The following tips will help you deal with your family over the festive period.

 

1 Set Realistic Expectations

It is normal for families to have disagreements, and Christmas rarely goes without a hitch. Instead of expecting a picture-perfect scene, understand that disagreements might happen and not every moment will feel joyful. Being prepared for this can make any challenges feel easier to deal with.

 

2 Take Breaks When Needed

Many of us struggle to spend long periods of time in the company of family members, especially if we don’t see eye to eye with a relative. It’s ok to take a break when you need to. Go for a walk, enjoy some me-time with a book, listen to music, or call a friend for a chat.

 

3 Find Common Ground

Despite differences in age, interests or opinions, it is often possible to find some common ground for conversations with family members.

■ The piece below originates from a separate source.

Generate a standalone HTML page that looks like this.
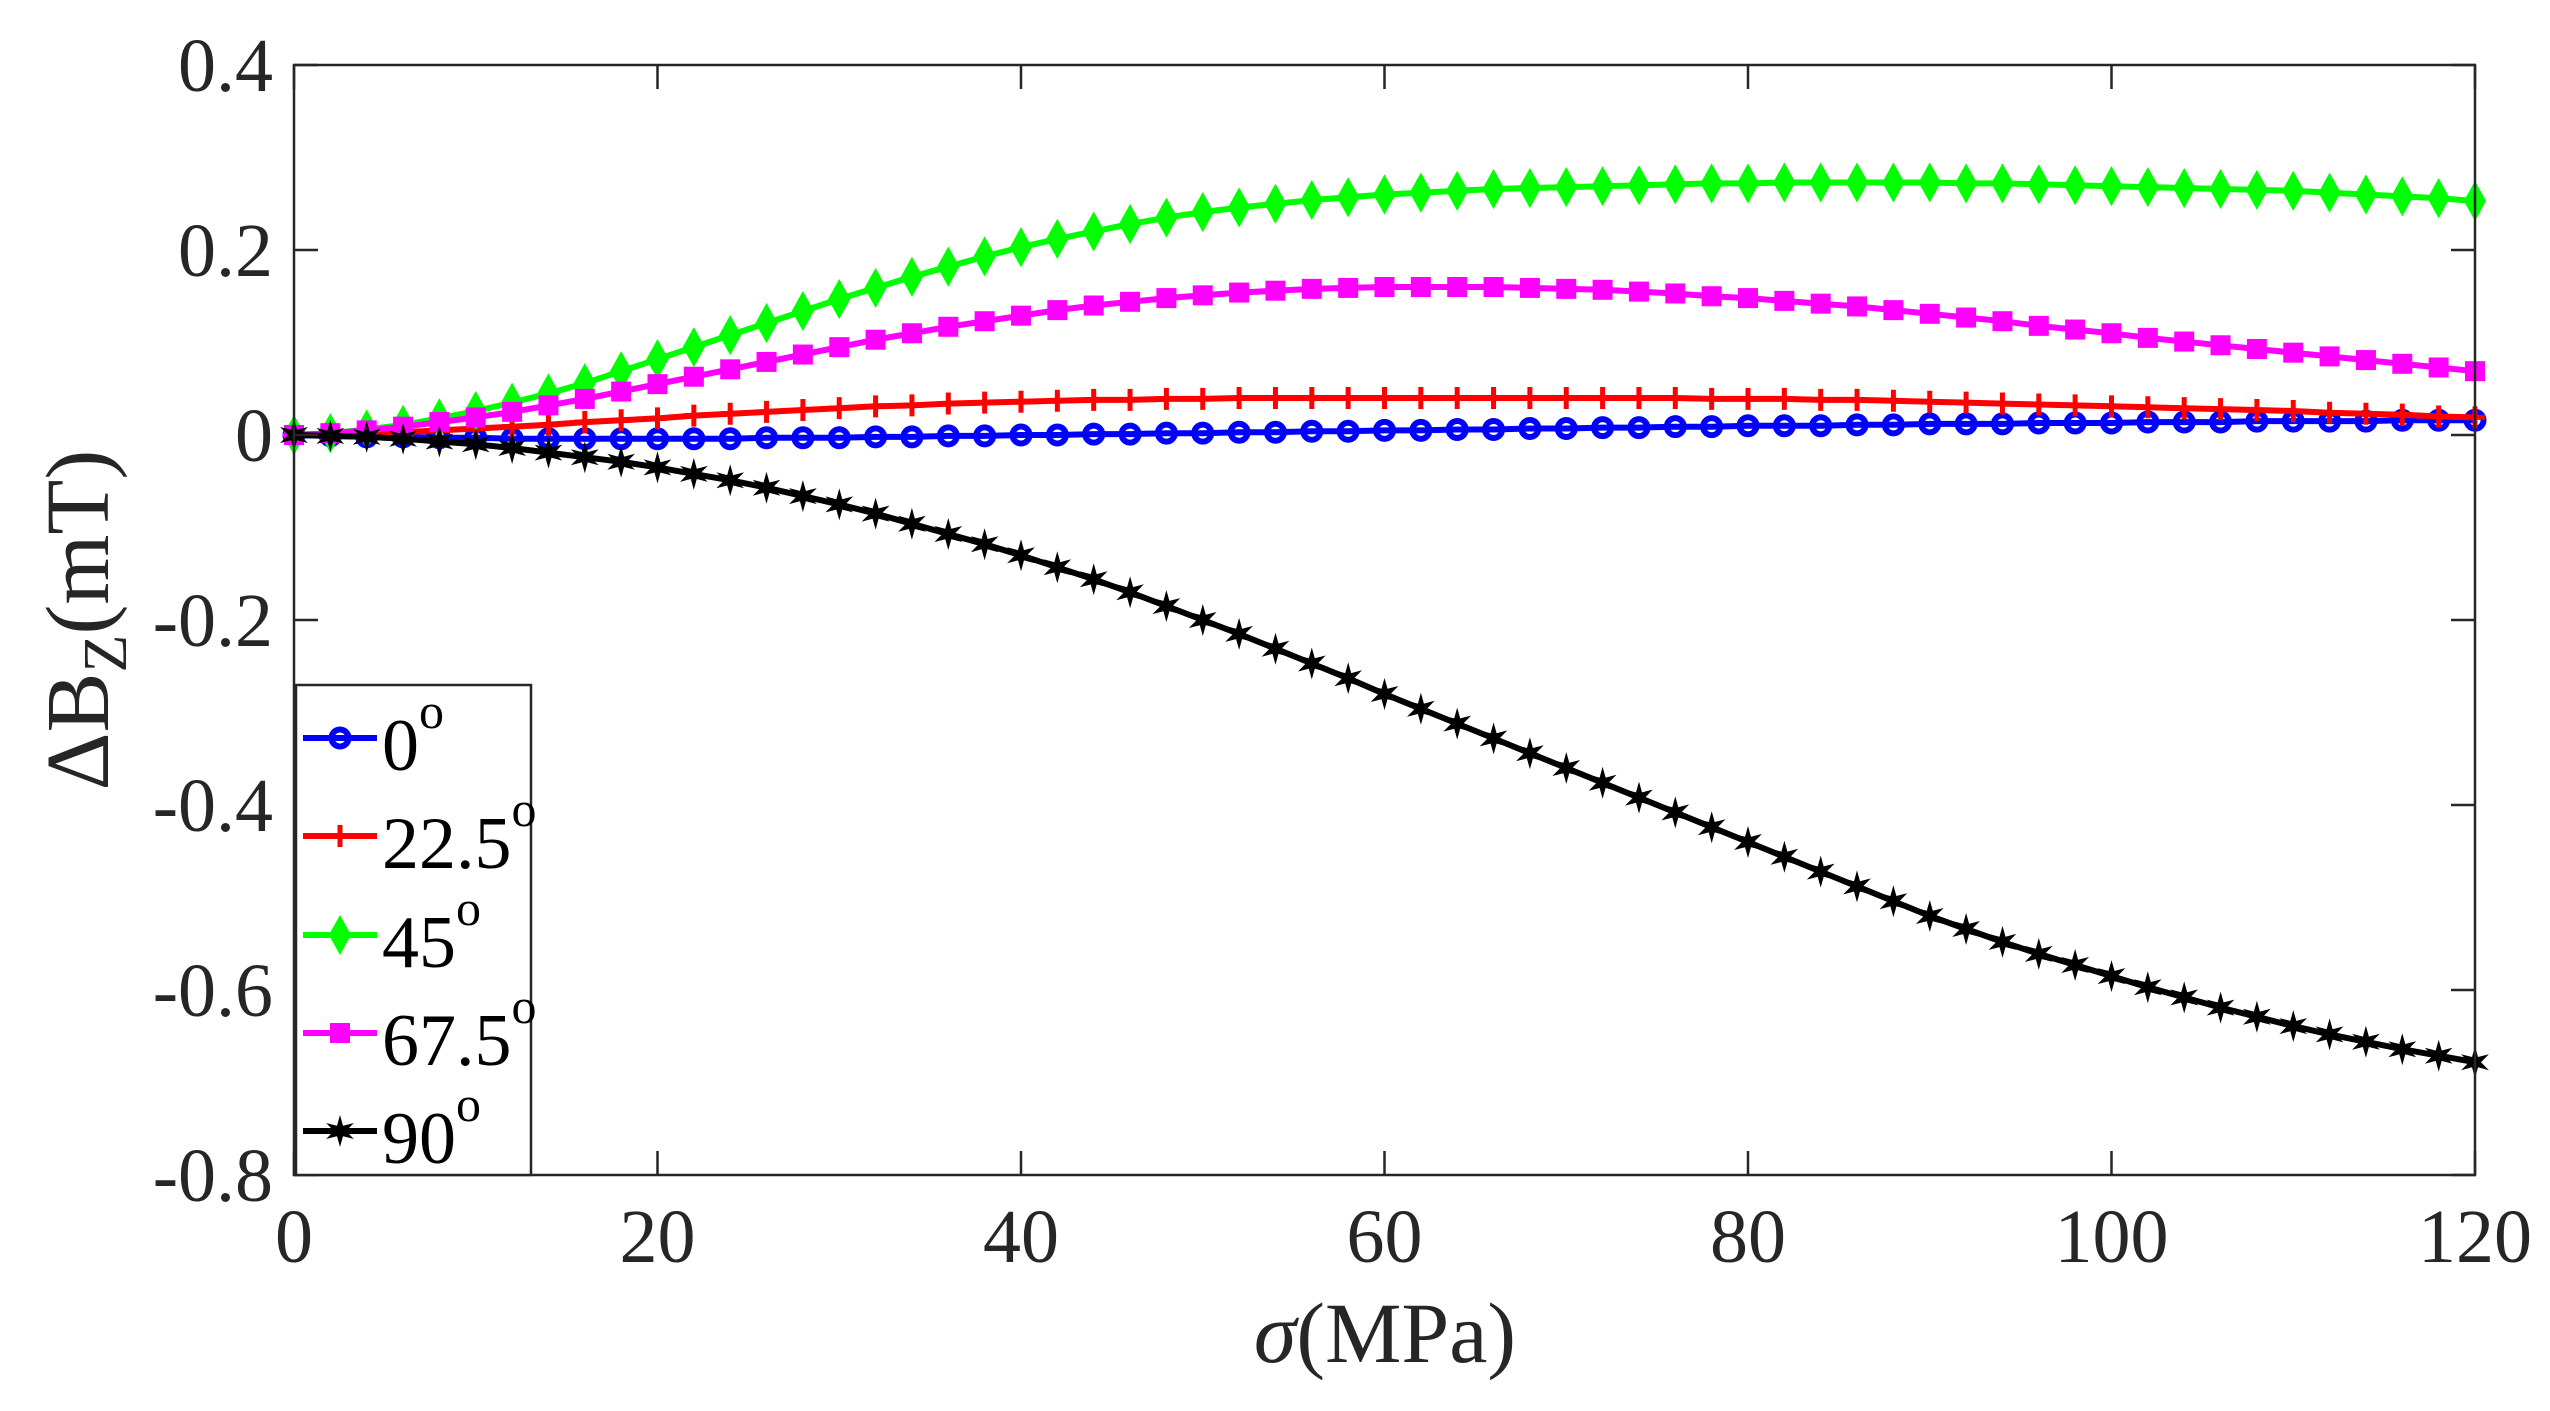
<!DOCTYPE html>
<html><head><meta charset="utf-8"><style>
html,body{margin:0;padding:0;background:#fff;}
svg, svg text{font-family:"Liberation Serif","Times New Roman",serif;}
svg{display:block;}
</style></head><body>
<svg id="chart" width="2550" height="1411" viewBox="0 0 2550 1411" xmlns="http://www.w3.org/2000/svg" font-family="Liberation Serif, serif">
<rect x="0" y="0" width="2550" height="1411" fill="#fff"/>
<g id="plot"></g>
<g id="axes"></g>
<text x="1385" y="1362" font-size="86" text-anchor="middle" fill="#262626" font-family="Liberation Serif, serif"><tspan font-style="italic">σ</tspan>(MPa)</text>
<text transform="translate(108,620) rotate(-90)" font-size="90" text-anchor="middle" fill="#262626" font-family="Liberation Serif, serif">ΔB<tspan font-size="62" dy="18">Z</tspan><tspan dy="-18">(mT)</tspan></text>
<g id="legend"></g>
</svg>
<script>
const xTicks=[0,20,40,60,80,100,120];
const yTicks=[0.4,0.2,0,-0.2,-0.4,-0.6,-0.8];
const yTickLabels=["0.4","0.2","0","-0.2","-0.4","-0.6","-0.8"];
const sigma=[0,2,4,6,8,10,12,14,16,18,20,22,24,26,28,30,32,34,36,38,40,42,44,46,48,50,52,54,56,58,60,62,64,66,68,70,72,74,76,78,80,82,84,86,88,90,92,94,96,98,100,102,104,106,108,110,112,114,116,118,120];
const s0=[0,-0.001,-0.002,-0.002,-0.003,-0.003,-0.004,-0.004,-0.004,-0.004,-0.004,-0.004,-0.004,-0.003,-0.003,-0.003,-0.002,-0.002,-0.001,-0.001,0,0,0.001,0.001,0.002,0.002,0.003,0.003,0.004,0.004,0.005,0.005,0.006,0.006,0.007,0.007,0.008,0.008,0.009,0.009,0.010,0.010,0.010,0.011,0.011,0.012,0.012,0.012,0.013,0.013,0.013,0.014,0.014,0.014,0.015,0.015,0.015,0.015,0.016,0.016,0.016];
const s225=[0,0.001,0.002,0.003,0.005,0.007,0.009,0.011,0.014,0.016,0.018,0.021,0.023,0.025,0.027,0.029,0.031,0.032,0.034,0.035,0.036,0.037,0.038,0.038,0.039,0.039,0.040,0.040,0.040,0.040,0.040,0.040,0.040,0.040,0.040,0.040,0.040,0.040,0.040,0.039,0.039,0.039,0.038,0.038,0.037,0.036,0.035,0.034,0.033,0.032,0.031,0.030,0.029,0.028,0.027,0.026,0.024,0.023,0.022,0.020,0.019];
const s45=[0,0.002,0.006,0.011,0.018,0.026,0.035,0.045,0.056,0.069,0.082,0.095,0.108,0.121,0.134,0.147,0.159,0.171,0.182,0.193,0.203,0.212,0.220,0.228,0.235,0.241,0.246,0.250,0.254,0.257,0.260,0.262,0.264,0.266,0.267,0.268,0.269,0.270,0.271,0.272,0.272,0.273,0.273,0.273,0.273,0.273,0.272,0.272,0.271,0.270,0.269,0.268,0.267,0.266,0.265,0.264,0.262,0.260,0.258,0.256,0.253];
const s675=[0,0.002,0.005,0.009,0.014,0.019,0.025,0.032,0.039,0.047,0.055,0.063,0.071,0.079,0.087,0.095,0.103,0.110,0.117,0.123,0.129,0.135,0.140,0.144,0.148,0.151,0.154,0.156,0.158,0.159,0.160,0.160,0.160,0.160,0.159,0.158,0.157,0.155,0.153,0.150,0.148,0.145,0.142,0.139,0.135,0.131,0.127,0.123,0.118,0.114,0.110,0.105,0.101,0.097,0.093,0.089,0.085,0.081,0.077,0.073,0.069];
const s90=[0,-0.001,-0.002,-0.004,-0.007,-0.010,-0.014,-0.019,-0.024,-0.029,-0.035,-0.042,-0.049,-0.057,-0.066,-0.075,-0.085,-0.096,-0.107,-0.118,-0.130,-0.143,-0.156,-0.170,-0.185,-0.200,-0.215,-0.231,-0.247,-0.263,-0.280,-0.296,-0.312,-0.328,-0.344,-0.360,-0.376,-0.392,-0.408,-0.424,-0.440,-0.456,-0.472,-0.488,-0.504,-0.520,-0.534,-0.548,-0.561,-0.573,-0.585,-0.597,-0.608,-0.619,-0.629,-0.639,-0.648,-0.656,-0.664,-0.671,-0.678];
const seriesNames=["0","22.5","45","67.5","90"];

const L=294,R=2475,T=65,B=1175;
const X0=0,X1=120,Y0=-0.8,Y1=0.4;
const sx=v=>L+(v-X0)/(X1-X0)*(R-L);
const sy=v=>B-(v-Y0)/(Y1-Y0)*(B-T);
const NS="http://www.w3.org/2000/svg";
function mk(tag,attrs,parent){const e=document.createElementNS(NS,tag);for(const k in attrs)e.setAttribute(k,attrs[k]);parent.appendChild(e);return e;}

function marker(kind,x,y,color,g){
  let e;
  if(kind==="circle"){e=mk("circle",{cx:x,cy:y,r:8.5,fill:"none",stroke:color,"stroke-width":6},g);}
  else if(kind==="plus"){e=mk("path",{d:`M${x-10},${y}H${x+10}M${x},${y-11}V${y+11}`,stroke:color,"stroke-width":5,fill:"none"},g);}
  else if(kind==="diamond"){e=mk("path",{d:`M${x},${y-18}L${x+10},${y}L${x},${y+18}L${x-10},${y}Z`,fill:color,stroke:color,"stroke-width":2},g);}
  else if(kind==="square"){e=mk("rect",{x:x-10,y:y-10,width:20,height:20,fill:color},g);}
  else {let p="";for(let i=0;i<12;i++){const a=-Math.PI/2+i*Math.PI/6;const r=i%2?6:16;p+=(i?"L":"M")+(x+r*Math.cos(a)).toFixed(1)+","+(y+r*Math.sin(a)).toFixed(1);}e=mk("path",{d:p+"Z",fill:color},g);}
  return e;
}

const plot=document.getElementById("plot");
const seriesData=[s0,s225,s45,s675,s90];
const colors=["#0000ff","#ff0000","#00ff00","#ff00ff","#000000"];
const kinds=["circle","plus","diamond","square","star"];
seriesData.forEach((vals,si)=>{
  const g=mk("g",{},plot);
  
  
  const d=vals.map((v,i)=>(i?"L":"M")+sx(sigma[i]).toFixed(1)+","+sy(v).toFixed(1)).join("");
  const ln=mk("path",{d:d,fill:"none",stroke:colors[si],"stroke-width":6,"stroke-linejoin":"round"},g);
  
  
  vals.forEach((v,i)=>{
    const m=marker(kinds[si],sx(sigma[i]),sy(v),colors[si],g);
    
    
  });
});

const axes=document.getElementById("axes");
const frame=mk("rect",{x:L,y:T,width:R-L,height:B-T,fill:"none",stroke:"#262626","stroke-width":2.5},axes);


xTicks.forEach(v=>{
  const x=sx(v);
  mk("path",{d:`M${x},${B}V${B-24}M${x},${T}V${T+24}`,stroke:"#262626","stroke-width":2.5},axes);
  const t=mk("text",{x:x,y:1262,"font-size":76,"text-anchor":"middle",fill:"#262626","font-family":"Liberation Serif, serif"},axes);
  t.textContent=String(v);
  
  
});
yTicks.forEach((v,i)=>{
  const y=sy(v);
  mk("path",{d:`M${L},${y}H${L+24}M${R},${y}H${R-24}`,stroke:"#262626","stroke-width":2.5},axes);
  const t=mk("text",{x:273,y:y+26,"font-size":76,"text-anchor":"end",fill:"#262626","font-family":"Liberation Serif, serif"},axes);
  t.textContent=yTickLabels[i];
  
  
});

const leg=document.getElementById("legend");


mk("rect",{x:296,y:685,width:235,height:490,fill:"#fff",stroke:"#262626","stroke-width":2.5},leg);
const legY=[738,836,935,1033,1131];
seriesNames.forEach((n,i)=>{
  const g=mk("g",{},leg);
  
  
  const y=legY[i];
  mk("line",{x1:303,y1:y,x2:377,y2:y,stroke:colors[i],"stroke-width":6},g);
  marker(kinds[i],340,y,colors[i],g);
  const t=mk("text",{x:382,y:y+32,"font-size":74,fill:"#000","font-family":"Liberation Serif, serif"},g);
  t.textContent=n;
  const s=mk("tspan",{"font-size":50,dy:-42},t);
  s.textContent="o";
});
</script>
</body></html>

This could be the shared love of a certain book or film, talking about a favourite Christmas tradition, or the appreciation of good food.

 

Finding neutral common interests to talk about can make family time feel more enjoyable, and less stressful.

 

4 Express Your Feelings

If you feel overwhelmed or anxious it is ok to communicate this openly and respectfully. Choose a calm moment to explain how you feel. Use “I” statements such as, “I feel left out,” rather than, “you are all leaving me out”. Avoiding accusing others will help to prevent arguments flaring up. Sharing how you feel can help others better understand your point of view, easing any negative atmosphere at Christmas.

 

5 Get Involved

Becoming an active participant in family activities can help to shift the dynamic. Offering to help with putting up decorations, food preparation, or table setting can help to relieve someone else’s burden. Volunteering to do chores that are not specifically related to Christmas can also help, such as doing a load of laundry, washing up, or taking the dog for a walk.

 

Try to join in with games and conversations, and show an interest in what others are doing. By engaging with your family, you can foster opportunities for positive connections which may help you feel more settled.

 

 

Coping with relatives at Christmas can be a challenge for even the closest of families. Try to approach the holiday season with a positive mindset and some tactics up your sleeve to help you take care of your mental health if things start to feel overwhelming.